**Task prompt:** Select the lines below containing the word "this".

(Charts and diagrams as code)

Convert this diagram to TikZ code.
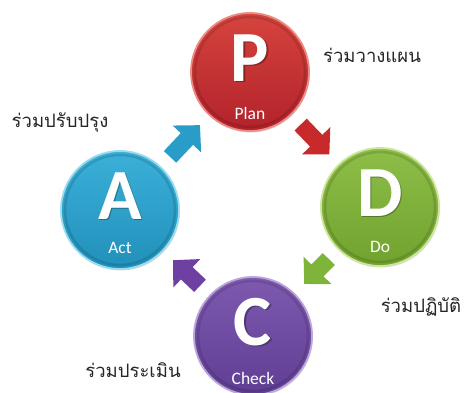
\documentclass[tikz,border=0pt]{standalone}
\usepackage{fontspec}
\setmainfont{Carlito}
\newfontfamily\thaifont[Script=Thai]{Loma}
\usetikzlibrary{arrows.meta,shadows}
\definecolor{redT}{HTML}{D6443E}\definecolor{redB}{HTML}{B2222A}\definecolor{redR}{HTML}{EC8C84}
\definecolor{bluT}{HTML}{3BB0D8}\definecolor{bluB}{HTML}{2190BA}\definecolor{bluR}{HTML}{9ADCF0}
\definecolor{grnT}{HTML}{8EBE48}\definecolor{grnB}{HTML}{70A22E}\definecolor{grnR}{HTML}{CDE69A}
\definecolor{purT}{HTML}{7D5AB0}\definecolor{purB}{HTML}{603E94}\definecolor{purR}{HTML}{BCA4DC}
\definecolor{arRed}{HTML}{C82A2C}\definecolor{arBlu}{HTML}{2A9CC8}
\definecolor{arGrn}{HTML}{7EB43A}\definecolor{arPur}{HTML}{6E40A2}
\tikzset{
  disc/.style n args={3}{circle, minimum size=118pt, inner sep=0pt, outer sep=0pt,
    top color=#1, bottom color=#2, draw=#3, line width=1.8pt,
    drop shadow={opacity=0.3, shadow xshift=0.8pt, shadow yshift=-1.5pt}},
  bevel/.style={line width=2.5pt, draw=black, opacity=0.12},
  letter/.style={text=white, inner sep=0pt, font=\fontsize{72}{72}\selectfont\bfseries},
  lshadow/.style={text=black, text opacity=0.3, inner sep=0pt, font=\fontsize{72}{72}\selectfont\bfseries},
  caption/.style={text=white, inner sep=0pt, font=\fontsize{17.5}{17.5}\selectfont},
  thai/.style={text=black!85, inner sep=0pt, anchor=base, font=\thaifont\fontsize{18.5}{22}\selectfont},
  blk/.style={line width=17pt, -{Triangle[width=38pt,length=19pt]}, draw=#1,
    shorten >=14pt, shorten <=14pt},
}
\begin{document}
\begin{tikzpicture}[x=1pt,y=1pt]
\fill[white] (0,0) rectangle (465,392);
\useasboundingbox (0,0) rectangle (465,392);
% circles
\node[disc={redT}{redB}{redR}] (P) at (250,320) {};
\node[disc={bluT}{bluB}{bluR}] (A) at (120,182) {};
\node[disc={grnT}{grnB}{grnR}] (D) at (380,185) {};
\node[disc={purT}{purB}{purR}] (C) at (253,56) {};
\foreach \n in {P,A,D,C}{\draw[bevel] (\n.center) circle (55pt);}
% letters
\foreach \n/\l in {P/P,A/A,D/D,C/C}{
  \node[lshadow] (\n s) at ([shift={(1.2,12.5)}]\n.center) {\l};
  \node[letter] (\n l) at ([shift={(0,14)}]\n.center) {\l};
}
\node[caption] (Pc) at ([shift={(0,-41)}]P.center) {Plan};
\node[caption] (Ac) at ([shift={(0,-38)}]A.center) {Act};
\node[caption] (Dc) at ([shift={(0,-40)}]D.center) {Do};
\node[caption] (Cc) at ([shift={(0,-42)}]C.center) {Check};
% block arrows
\draw[blk=arBlu] (A) -- (P);
\draw[blk=arRed] (P) -- (D);
\draw[blk=arGrn] (D) -- (C);
\draw[blk=arPur] (C) -- (A);
% thai labels
\node[thai] (tP) at (372,330) {ร่วมวางแผน};
\node[thai] (tA) at (60,265) {ร่วมปรับปรุง};
\node[thai] (tD) at (421,80) {ร่วมปฏิบัติ};
\node[thai] (tC) at (133,15) {ร่วมประเมิน};
\end{tikzpicture}
\end{document}
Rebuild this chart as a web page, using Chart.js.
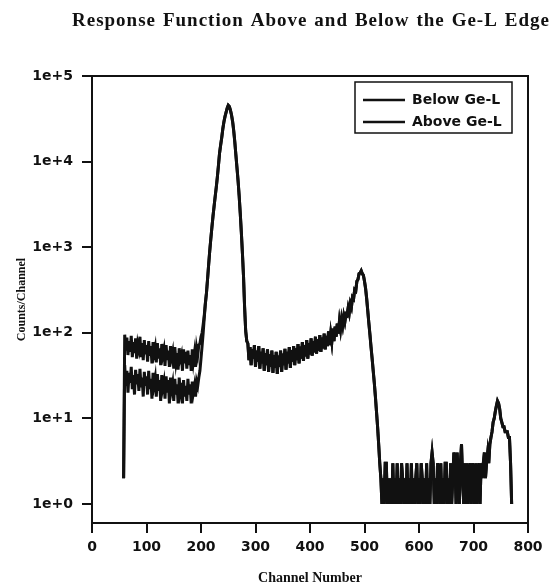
<!DOCTYPE html>
<html>
<head>
<meta charset="utf-8">
<script src="https://cdn.jsdelivr.net/npm/chart.js@4.4.1/dist/chart.umd.min.js"></script>
<style>
  html, body { margin: 0; padding: 0; background: #fff; }
  canvas { display: block; }
</style>
</head>
<body>
<canvas id="respChart" width="552" height="587"></canvas>
<script>
const chartTitle = "Response Function Above and Below the Ge-L Edge";
const seriesNames = ["Below Ge-L", "Above Ge-L"];
const channelStart = 58; // first channel
const channelStep = 2;   // one reading every 2 channels

// channels 58..206 - the two runs differ here
const belowLow = [
  2, 95, 62, 88, 55, 80, 60, 92, 52, 78,
  58, 86, 50, 74, 64, 90, 52, 76, 48, 82,
  56, 72, 46, 80, 54, 70, 44, 78, 58, 68,
  45, 76, 50, 66, 42, 74, 55, 64, 41, 72,
  48, 62, 40, 70, 52, 60, 38, 68, 46, 58,
  37, 66, 50, 56, 36, 64, 44, 60, 38, 62,
  42, 55, 36, 64, 46, 58, 40, 66, 55, 72,
  75, 90, 100, 125, 160
];
const aboveLow = [
  2, 42, 24, 36, 20, 34, 26, 40, 22, 32,
  19, 37, 25, 33, 21, 38, 23, 30, 18, 35,
  24, 31, 19, 36, 22, 29, 17, 34, 25, 30,
  18, 33, 21, 28, 16, 32, 23, 27, 17, 31,
  20, 28, 15, 30, 22, 26, 16, 29, 19, 25,
  15, 30, 21, 26, 15, 28, 18, 24, 16, 29,
  19, 25, 15, 27, 20, 24, 18, 27, 24, 30,
  36, 50, 70, 100, 150
];

// channels 208..770 - both runs lie on top of each other
const mainPeak = [ // 208..284
  220, 290, 420, 620, 900, 1250, 1700, 2300, 3000, 3900,
  5000, 6600, 9000, 12500, 15500, 19000, 24000, 29000, 33500, 37500,
  42000, 45500, 44000, 40000, 35000, 29500, 23000, 17000, 12000, 8500,
  6000, 4000, 2500, 1500, 850, 460, 200, 105, 80
];
const valley = [ // 286..466
  75, 48, 68, 42, 64, 50, 72, 40, 62, 46,
  70, 38, 60, 44, 66, 36, 58, 42, 64, 35,
  56, 40, 62, 34, 55, 39, 60, 33, 54, 40,
  62, 35, 57, 42, 65, 37, 60, 44, 68, 39,
  63, 46, 70, 42, 66, 48, 74, 44, 69, 50,
  78, 47, 72, 53, 82, 50, 76, 56, 86, 54,
  80, 59, 90, 57, 84, 62, 94, 60, 88, 66,
  98, 64, 92, 70, 104, 72, 98, 78, 112, 80,
  118, 90, 128, 98, 136, 110, 145, 122, 156, 135,
  165
];
const escapePeak = [ // 468..530
  160, 195, 170, 220, 200, 260, 250, 320, 310, 400,
  420, 490, 500, 530, 490, 470, 400, 330, 250, 180,
  130, 95, 68, 50, 36, 26, 18, 12, 8, 5,
  3, 2
];
const tail = [ // 532..730
  1, 2, 1, 3, 3, 1, 2, 1, 2, 1,
  3, 1, 2, 1, 3, 1, 2, 1, 3, 2,
  1, 2, 1, 3, 1, 2, 1, 3, 1, 2,
  1, 2, 3, 1, 2, 1, 3, 2, 1, 2,
  1, 3, 1, 2, 1, 3, 4, 3, 1, 2,
  1, 3, 2, 1, 3, 1, 2, 1, 3, 3,
  1, 2, 1, 3, 1, 2, 4, 3, 1, 4,
  2, 1, 3, 5, 2, 1, 3, 1, 3, 1,
  2, 3, 1, 3, 2, 1, 3, 1, 2, 3,
  1, 3, 2, 3, 4, 2, 3, 4, 3, 5
];
const smallPeak = [ // 732..770
  6, 7, 9, 10, 12, 14, 16, 15, 13, 10,
  9, 8, 8, 7, 7, 7, 6, 6, 3, 1
];
const sharedHigh = mainPeak.concat(valley, escapePeak, tail, smallPeak);

const xTicks = [0, 100, 200, 300, 400, 500, 600, 700, 800];
const yTicks = [1, 10, 100, 1000, 10000, 100000];

const ink = '#111';

function toPoints(values) {
  return values.map((v, i) => ({ x: channelStart + i * channelStep, y: v }));
}

const belowData = toPoints(belowLow.concat(sharedHigh));
const aboveData = toPoints(aboveLow.concat(sharedHigh));

// box around the plot (top and right sides)
const frame = {
  id: 'frame',
  afterDraw(chart) {
    const { ctx, chartArea } = chart;
    ctx.save();
    ctx.strokeStyle = ink;
    ctx.lineWidth = 2;
    ctx.beginPath();
    ctx.moveTo(chartArea.left, chartArea.top);
    ctx.lineTo(chartArea.right, chartArea.top);
    ctx.lineTo(chartArea.right, chartArea.bottom);
    ctx.stroke();
    ctx.restore();
  }
};

// legend inside a box at the top right of the plot
const boxLegend = {
  id: 'boxLegend',
  afterDatasetsDraw(chart) {
    const { ctx, chartArea } = chart;
    const w = 157, h = 51;
    const left = chartArea.right - 16 - w;
    const top = chartArea.top + 6;
    ctx.save();
    ctx.fillStyle = '#fff';
    ctx.fillRect(left, top, w, h);
    ctx.strokeStyle = ink;
    ctx.lineWidth = 1.5;
    ctx.strokeRect(left, top, w, h);
    ctx.font = 'bold 14px "DejaVu Sans"';
    ctx.textBaseline = 'middle';
    ctx.fillStyle = ink;
    chart.data.datasets.forEach((ds, i) => {
      const y = top + 18 + i * 22;
      ctx.lineWidth = 2.5;
      ctx.beginPath();
      ctx.moveTo(left + 8, y);
      ctx.lineTo(left + 50, y);
      ctx.stroke();
      ctx.fillText(ds.label, left + 57, y);
    });
    ctx.restore();
  }
};

// title with wide word gaps like the original
const spacedTitle = {
  id: 'spacedTitle',
  afterDraw(chart) {
    const ctx = chart.ctx;
    ctx.save();
    ctx.font = 'bold 19px "Liberation Serif"';
    ctx.fillStyle = ink;
    ctx.textBaseline = 'alphabetic';
    ctx.letterSpacing = '1px';
    ctx.wordSpacing = '0px';
    const w = ctx.measureText(chartTitle).width;
    const gaps = chartTitle.split(' ').length - 1;
    ctx.wordSpacing = Math.max(0, (478 - w) / gaps).toFixed(2) + 'px';
    ctx.fillText(chartTitle, 72, 26);
    ctx.restore();
  }
};

Chart.defaults.font.family = '"DejaVu Sans"';
Chart.defaults.color = ink;

const ctx = document.getElementById('respChart').getContext('2d');
const respChart = new Chart(ctx, {
  type: 'line',
  data: {
    datasets: [{
      label: seriesNames[0],
      data: belowData,
      borderColor: ink,
      borderWidth: 3,
      pointRadius: 0,
      tension: 0,
      fill: false
    }, {
      label: seriesNames[1],
      data: aboveData,
      borderColor: ink,
      borderWidth: 3,
      pointRadius: 0,
      tension: 0,
      fill: false
    }]
  },
  options: {
    responsive: false,
    animation: false,
    devicePixelRatio: 1,
    layout: { padding: { top: 76, right: 24, left: 0, bottom: 0 } },
    plugins: {
      legend: { display: false },
      title: { display: false },
      tooltip: { enabled: false }
    },
    scales: {
      x: {
        type: 'linear',
        min: 0,
        max: 800,
        afterBuildTicks: scale => { scale.ticks = xTicks.map(v => ({ value: v })); },
        afterFit: scale => { scale.height = 64; },
        ticks: {
          font: { size: 14, weight: 'bold' },
          padding: 6,
          maxRotation: 0
        },
        grid: { drawOnChartArea: false, tickLength: 10, color: ink, lineWidth: 2 },
        border: { color: ink, width: 2 },
        title: {
          display: true,
          text: 'Channel Number',
          font: { family: '"Liberation Serif"', size: 14, weight: 'bold' },
          padding: { top: 0, bottom: 0 }
        }
      },
      y: {
        type: 'logarithmic',
        min: 0.62,
        max: 100000,
        afterBuildTicks: scale => { scale.ticks = yTicks.map(v => ({ value: v })); },
        afterFit: scale => { scale.width = 92; },
        ticks: {
          font: { size: 14, weight: 'bold' },
          padding: 9,
          callback: v => '1e+' + Math.round(Math.log10(v))
        },
        grid: { drawOnChartArea: false, tickLength: 10, color: ink, lineWidth: 2 },
        border: { color: ink, width: 2 },
        title: {
          display: true,
          text: 'Counts/Channel',
          font: { family: '"Liberation Serif"', size: 12, weight: 'bold' },
          padding: { top: 15, bottom: 0 }
        }
      }
    }
  },
  plugins: [frame, boxLegend, spacedTitle]
});
</script>
</body>
</html>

**Worked solution:**
Convert this diagram to TikZ code.
Rebuild this chart as a web page, using Chart.js.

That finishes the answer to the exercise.